Data breaches cost companies up to US$40million, says study

A recent study by IBM has found that hidden costs in data breaches are extremely expensive to manage.

Over 1 million records derived from businesses over mega breaches can cost up to US$40million dollars, according to the study.

Ilia Kolochenko, CEO and founder of web security company High-Tech Bridge, commented: “Breach investigation and remediation can be quite expensive and require partial shutdown of operations and interruption of business-critical processes. Even worse, you never know how long the impact will last: in some cases, people may quickly forget about the incident, in others, it can take decades to expunge negative memories and stereotypes.”

Security automation tools

For the first time, IBM examined the effect of security automation tools which use artificial intelligence, machine learning, analytics and orchestration to augment or replace human intervention in the identification and containment of a breach.

The analysis found that the organisations that have extensively deployed automated security technologies saved over US$1.5million on the total cost of a breach.

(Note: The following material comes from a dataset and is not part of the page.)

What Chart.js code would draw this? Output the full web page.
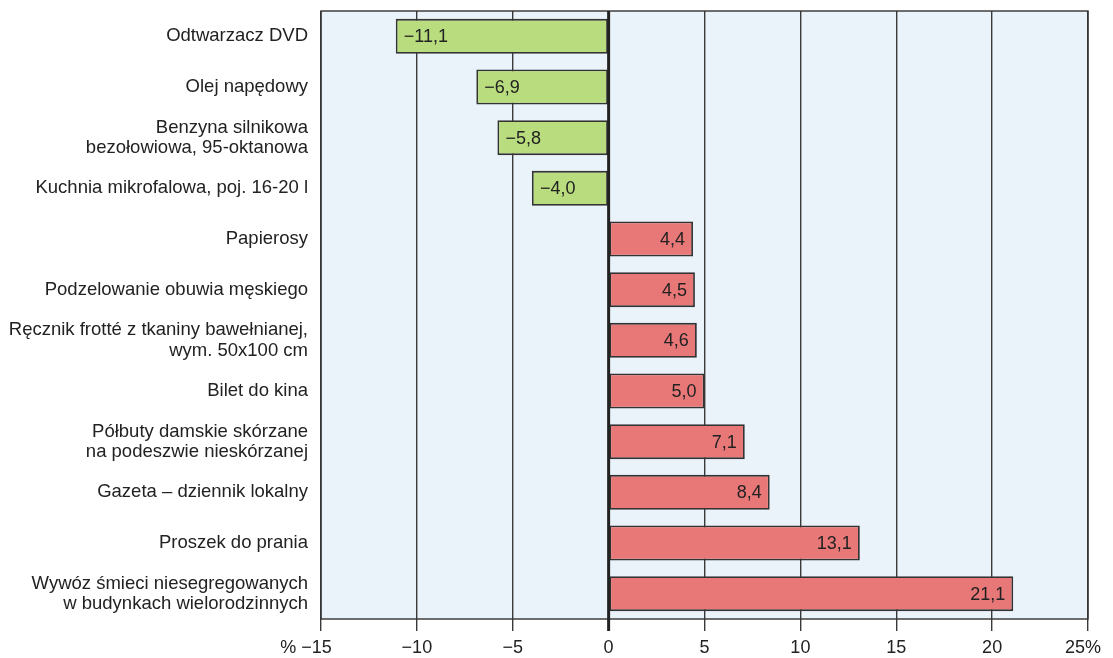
<!DOCTYPE html>
<html>
<head>
<meta charset="utf-8">
<script src="https://cdn.jsdelivr.net/npm/chart.js@4"></script>
<style>
    body { margin: 0; background: #fff; }
    #wrap { width: 1113px; height: 658px; }
</style>
</head>
<body>
<div id="wrap"><canvas id="chart"></canvas></div>
<script>
const categories = [
    'Odtwarzacz DVD',
    'Olej napędowy',
    ['Benzyna silnikowa', 'bezołowiowa, 95-oktanowa'],
    'Kuchnia mikrofalowa, poj. 16-20 l',
    'Papierosy',
    'Podzelowanie obuwia męskiego',
    ['Ręcznik frotté z tkaniny bawełnianej,', 'wym. 50x100 cm'],
    'Bilet do kina',
    ['Półbuty damskie skórzane', 'na podeszwie nieskórzanej'],
    'Gazeta – dziennik lokalny',
    'Proszek do prania',
    ['Wywóz śmieci niesegregowanych', 'w budynkach wielorodzinnych']
];
const changes = [-11.1, -6.9, -5.8, -4.0, 4.4, 4.5, 4.6, 5.0, 7.1, 8.4, 13.1, 21.1];
const xTicks = [-15, -10, -5, 0, 5, 10, 15, 20, 25];

const GREEN = '#b8dc7e';
const RED = '#e87777';
const FONT = "'Liberation Sans', Arial, sans-serif";

const fmt = v => v.toFixed(1).replace('.', ',').replace('-', '\u2212');

// light blue plot background + frame
const framePlugin = {
    id: 'frame',
    beforeDraw(chart) {
        const { ctx, chartArea: a } = chart;
        ctx.save();
        ctx.fillStyle = '#eaf3fa';
        ctx.fillRect(a.left, a.top, a.right - a.left, a.bottom - a.top);
        ctx.restore();
    },
    afterDatasetsDraw(chart) {
        const { ctx, chartArea: a, scales } = chart;
        ctx.save();
        ctx.strokeStyle = '#333';
        ctx.lineWidth = 1.4;
        ctx.strokeRect(a.left, a.top, a.right - a.left, a.bottom - a.top);
        // zero line on top of bars
        const x0 = scales.x.getPixelForValue(0);
        ctx.lineWidth = 3;
        ctx.strokeStyle = '#222';
        ctx.beginPath();
        ctx.moveTo(x0, a.top);
        ctx.lineTo(x0, a.bottom + 12);
        ctx.stroke();

        // value labels inside bars
        ctx.font = '18px ' + FONT;
        ctx.fillStyle = '#222';
        ctx.textBaseline = 'middle';
        chart.getDatasetMeta(0).data.forEach((bar, i) => {
            const v = changes[i];
            if (v < 0) {
                ctx.textAlign = 'left';
                ctx.fillText(fmt(v), bar.x + 8, bar.y + 1);
            } else {
                ctx.textAlign = 'right';
                ctx.fillText(fmt(v), bar.x - 8, bar.y + 1);
            }
        });
        ctx.restore();
    }
};

new Chart(document.getElementById('chart'), {
    type: 'bar',
    data: {
        labels: categories,
        datasets: [{
            data: changes,
            backgroundColor: changes.map(v => v < 0 ? GREEN : RED),
            borderColor: '#333',
            borderWidth: 1.8,
            borderSkipped: false,
            categoryPercentage: 1,
            barPercentage: 0.69
        }]
    },
    options: {
        indexAxis: 'y',
        responsive: true,
        maintainAspectRatio: false,
        animation: false,
        layout: { padding: { top: 11, right: 25, left: 0, bottom: 0 } },
        plugins: {
            legend: { display: false },
            tooltip: { enabled: false }
        },
        scales: {
            x: {
                min: -15,
                max: 25,
                afterBuildTicks: s => { s.ticks = xTicks.map(v => ({ value: v })); },
                afterFit: s => {
                    s.height = 39;
                    s.paddingLeft = 0;
                    s.paddingRight = 0;
                },
                grid: {
                    color: '#3a3a3a',
                    lineWidth: 1.4,
                    tickLength: 12,
                    drawOnChartArea: true
                },
                border: { display: false },
                ticks: {
                    color: '#222',
                    padding: 6,
                    font: { family: FONT, size: 18 },
                    callback: v => {
                        const s = String(v).replace('-', '\u2212');
                        if (v === -15) return '% ' + s + '      ';
                        if (v === 25) return s + '%  ';
                        return s;
                    }
                }
            },
            y: {
                afterFit: s => {
                    s.width = 321;
                    s.paddingTop = 0;
                    s.paddingBottom = 0;
                },
                grid: { display: false },
                border: { display: false },
                ticks: {
                    color: '#222',
                    padding: 5,
                    font: { family: FONT, size: 18.5, lineHeight: 1.1 }
                }
            }
        }
    },
    plugins: [framePlugin]
});
</script>
</body>
</html>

“AI technologies are mainly used for intelligent automation and acceleration of various complicated tasks and processes. However, per se, AI is not a panacea, and if desultory applied – worth virtually nothing. Most of the breached companies failed not because of bad technologies they use, but to their overall lack of coherent cyber security strategy,” continued Kolochenko.

“Many large companies don’t even have an up-to-date and comprehensive inventory of their digital assets with business-critical data, let alone properly implemented continuous security monitoring and anomaly detection. Cyber security should start with a holistic risk assessment and coherent risk mitigation strategy, not with a particular technology that may be unsuitable for your company, people or processes.”

Digital assets

IBM also analysed the publicly reported costs of several high profile mega breaches and found the reported numbers are often less than the average cost found in the study. This is likely due to publicly reported cost often being limited to direct costs, such as technology and services to recover from the breach, legal and regulatory fees, and reparations to customers.

“Organisations need to build a comprehensive and up-to-date inventory of all their digital assets: software, hardware, users, data and licenses. Then assess and prioritise the risks and threats to these assets,” advised Kolochenko.

He also noted that a risk-based cybersecurity roadmap should be launched and continuously measured and that it’s important to emphasise continuous security monitoring, anomaly detection, strong authentication and role-based access controls.